POWHATAN - Assembling a chain of passes with 2:22 remaining, Powhatan’s 7th/8th grade lacrosse players worked together to send the ball flying downfield.

Their teamwork was rewarded. Luca Blevins finished off their collective efforts by flinging the ball against the netting for his team’s 10th goal in Game 1 of 2 versus opponents from the Chesterfield Youth League.

Several of those players – now around 14 years of age - have been playing together under head coach Matt Leynes since they were 8 and 9 years old.

“They’re a family, they stick with each other and they play as a team and they operate as a team,” Leynes said.

Together, those players delivered a dominant pair of showings for Powhatan on Saturday, routing two different CYL teams, 10-3 and 12-4, to cap the final games of the program’s fall lacrosse season at the Administration Building Field in Powhatan.

“It was a good day for Powhatan Lacrosse…the young men of Powhatan Lacrosse played hard today – they also delivered results, played through adversity, played several different positions and played through pain a lot of times,” Leynes said. “But the young men, when they struggled at times…when it was time to play the game, they finished, and the second half of the second game showed our resilience and the talent of our team.”

Powhatan’s 3rd/4th grade and 5th/6th grade teams also played against CYL teams on Saturday, with Powhatan’s 5th/6th graders also taking on two different teams in back-to-back contests.

While the results of the day featuring the younger teams favored the CYL groups, a team’s success can also be measured by how much growth and progress the coaches see from their players over the course of the season. And since Day 1, head 5th/6th grade team coach Kent Carson has seen “100 percent growth” from his players – whether it’s getting ground balls, passing and catching, or trying to play offense and defense – and head 3th/4th grade team coach James Lane said his players “have grown a ton.”

“This is the great age to bring kids in…give them the experience, let ‘em fall in love with the game and teach them the fundamentals so they contribute in the older age groups,” Coach Lane said. Of his unit – which also includes some 1st graders who play on the team as there is a 1st/2nd age group but not a 1st/2nd grade team – Lane added: “They’re great. We’ve got tough kids. Most of our kids – over half of them, I’d say – have never played lacrosse before, so they’re picking up the sport, they’re learning the fundamentals, they’re working hard. It’s a great group of kids to work with.”

They’re starting to compete, Lane said, noting how they’ve won about half of their games.

“It’s good to play those kids that have played lacrosse longer – a little bit bigger, a little bit stronger,” Lane added of teams like the ones from the CYL – “because it gives our kids a sense of what really good lacrosse looks like…something for us to aspire to.”

Coach Carson’s 16-player 5th/6th grade team this season has featured 13 5th graders – in their first year of playing full-field with a little more contact – and three returning 6th graders.
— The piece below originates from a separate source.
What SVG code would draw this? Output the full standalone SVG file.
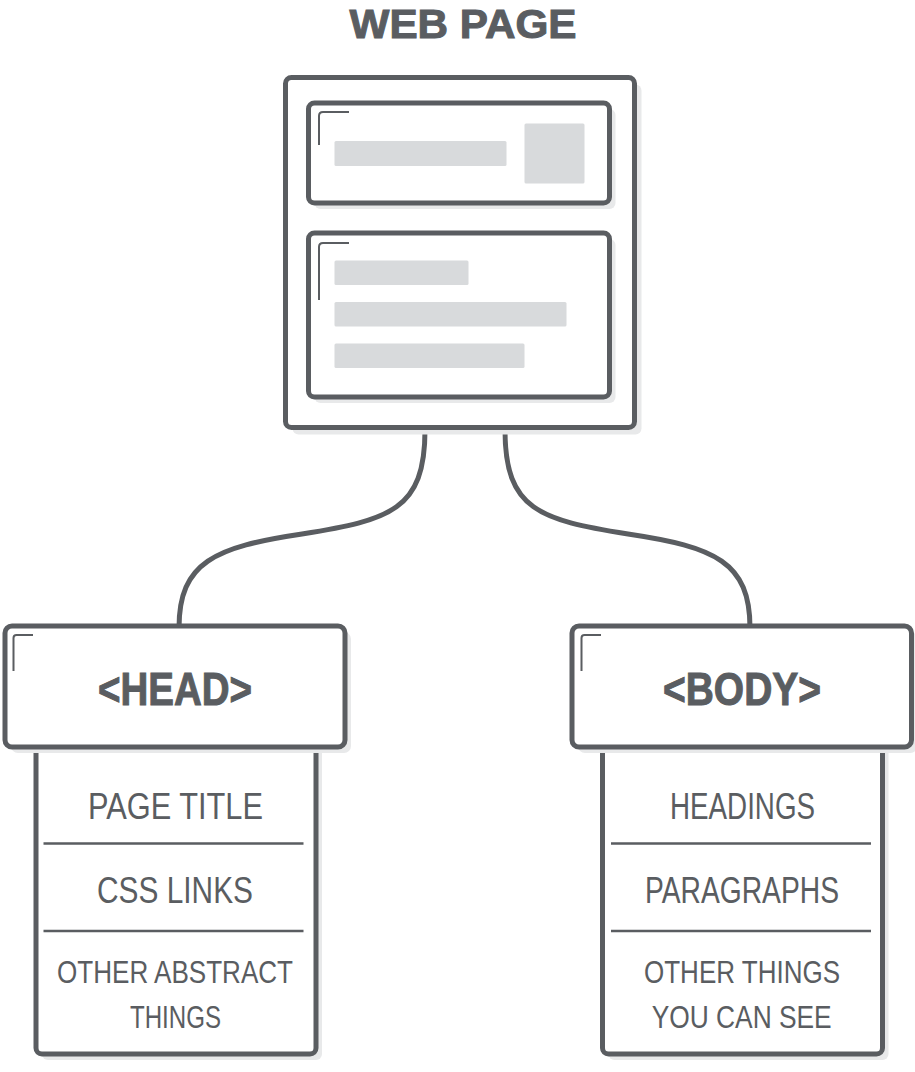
<svg xmlns="http://www.w3.org/2000/svg" width="915" height="1072" viewBox="0 0 915 1072">
<style>
.bx{fill:#fff;stroke:#5a5d61;stroke-width:5}
.sh{fill:#e8e9ea}
.bar{fill:#d8dadc}
.mk{fill:none;stroke:#5a5d61;stroke-width:2;stroke-linejoin:round}
.sep{stroke:#5a5d61;stroke-width:2.5}
.con{fill:none;stroke:#5a5d61;stroke-width:5}
.bold{font-family:"Liberation Sans",Arial,sans-serif;font-weight:bold;fill:#5a5d61;stroke:#5a5d61;stroke-width:1;text-anchor:middle}
.thin{font-family:"Liberation Sans",Arial,sans-serif;font-weight:normal;fill:#5a5d61;text-anchor:middle}
</style>
<rect width="915" height="1072" fill="#fff"/>
<g id="title"><text class="bold" x="463" y="38" font-size="40" textLength="227" lengthAdjust="spacingAndGlyphs">WEB PAGE</text></g>
<g id="connectors">
<path class="con" d="M425,430 C425,510 390,520 302,534 C215,547 179,562 179,628"/>
<path class="con" d="M505,430 C505,510 540,520 628,534 C715,547 750,562 750,628"/>
</g>
<g id="webpage">
<rect class="sh" x="292.5" y="84.5" width="349" height="350" rx="6"/>
<rect class="bx" x="285.5" y="77.5" width="349" height="350" rx="6"/>
<rect class="sh" x="314.5" y="109" width="301" height="100" rx="6"/>
<rect class="bx" x="308.5" y="103" width="301" height="100" rx="6"/>
<path class="mk" d="M319,145 V116 Q319,112 323,112 H349"/>
<rect class="bar" x="334.5" y="141" width="172" height="25" rx="1.5"/>
<rect class="bar" x="524.5" y="123.5" width="60" height="60" rx="1.5"/>
<rect class="sh" x="314.5" y="239" width="301" height="164" rx="6"/>
<rect class="bx" x="308.5" y="233" width="301" height="164" rx="6"/>
<path class="mk" d="M319,300 V247 Q319,243 323,243 H349"/>
<rect class="bar" x="334.5" y="260.5" width="134" height="24.5" rx="1.5"/>
<rect class="bar" x="334.5" y="302" width="232" height="24.5" rx="1.5"/>
<rect class="bar" x="334.5" y="343.5" width="190" height="24.5" rx="1.5"/>
</g>
<g id="head">
<rect class="sh" x="42" y="746" width="280" height="314" rx="6"/>
<rect class="bx" x="36" y="740" width="280" height="314" rx="6"/>
<rect class="sh" x="11" y="632" width="340" height="121" rx="7"/>
<rect class="bx" x="5" y="626" width="340" height="121" rx="7"/>
<path class="mk" d="M13.5,671 V638 Q13.5,635 16.5,635 H33"/>
<text class="bold" x="175" y="705" font-size="46" textLength="154" lengthAdjust="spacingAndGlyphs">&lt;HEAD&gt;</text>
<line class="sep" x1="43.5" y1="843.5" x2="303.5" y2="843.5"/>
<line class="sep" x1="43.5" y1="931" x2="303.5" y2="931"/>
<text class="thin" x="175.5" y="819" font-size="37" textLength="175" lengthAdjust="spacingAndGlyphs">PAGE TITLE</text>
<text class="thin" x="175" y="902.5" font-size="37" textLength="156" lengthAdjust="spacingAndGlyphs">CSS LINKS</text>
<text class="thin" x="175" y="982.5" font-size="32" textLength="236" lengthAdjust="spacingAndGlyphs">OTHER ABSTRACT</text>
<text class="thin" x="175.5" y="1028" font-size="32" textLength="91" lengthAdjust="spacingAndGlyphs">THINGS</text>
</g>
<g id="body">
<rect class="sh" x="608.5" y="746" width="280" height="314" rx="6"/>
<rect class="bx" x="602.5" y="740" width="280" height="314" rx="6"/>
<rect class="sh" x="578" y="632" width="339.5" height="121" rx="7"/>
<rect class="bx" x="572" y="626" width="339.5" height="121" rx="7"/>
<path class="mk" d="M581.5,671 V638 Q581.5,635 584.5,635 H601"/>
<text class="bold" x="742" y="705" font-size="46" textLength="158" lengthAdjust="spacingAndGlyphs">&lt;BODY&gt;</text>
<line class="sep" x1="611" y1="843.5" x2="871" y2="843.5"/>
<line class="sep" x1="611" y1="931" x2="871" y2="931"/>
<text class="thin" x="742.5" y="819" font-size="37" textLength="145" lengthAdjust="spacingAndGlyphs">HEADINGS</text>
<text class="thin" x="742" y="902.5" font-size="37" textLength="194" lengthAdjust="spacingAndGlyphs">PARAGRAPHS</text>
<text class="thin" x="742" y="982.5" font-size="32" textLength="196" lengthAdjust="spacingAndGlyphs">OTHER THINGS</text>
<text class="thin" x="741.7" y="1028" font-size="32" textLength="180" lengthAdjust="spacingAndGlyphs">YOU CAN SEE</text>
</g>
</svg>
“We have a lot of new kids that are trying to get used to running and passing and playing both sides of the field, substitutions, try and set up some plays for them…and teach them that…it’s more of a passing game, and that way you can set up your offense or your defense.”

With the returners and players who have been in the program, Carson said they try and get them to be leaders, as well as remind them that it’s a team effort.

“We share the ball every time – I remind them constantly we share the ball,” Carson said, “and then try and teach the new kids: Hey, this is the correct way we either pick up a ground ball, pass – or what we do on a certain set, or how we pick players.”

On the upper-end, Leynes’ 7th and 8th graders, who improved to a 5-1 record after Saturday, are experienced in the game overall. They play on travel teams, they practice at home and most of the team has even practiced at Coach Leynes’ house. They practice multiple times a week with the recreational team and then have practice with their respective travel teams. About half of the team has advanced to the next level of travel lacrosse.

“It’s been a good thing,” Leynes said. “It’s been a really good thing from the start.”

The future is bright, he added.

“We’ve got some athletes on this team that can flat-out play the game,” Leynes said. “I’m proud of each and every one of them.”

The youth teams are the foundation of a collective lacrosse program that’s on the rise in Powhatan, as the high school boys and girls varsity teams just this past spring enjoyed their best seasons to date with nine wins each.

“If we don’t have the youth playing the game, then we’re not going to have the program at the high school, and we want to see it continue to grow,” said Carson. “This is by far the biggest team I’ve ever coached personally – I’ve started with my son at 3/4, we’ve worked up to 5/6 and again we’re seeing the fruits of our labor, which is most important.

“It’s just been fun,” Carson said, “and I’d love to see more kids come out and play.”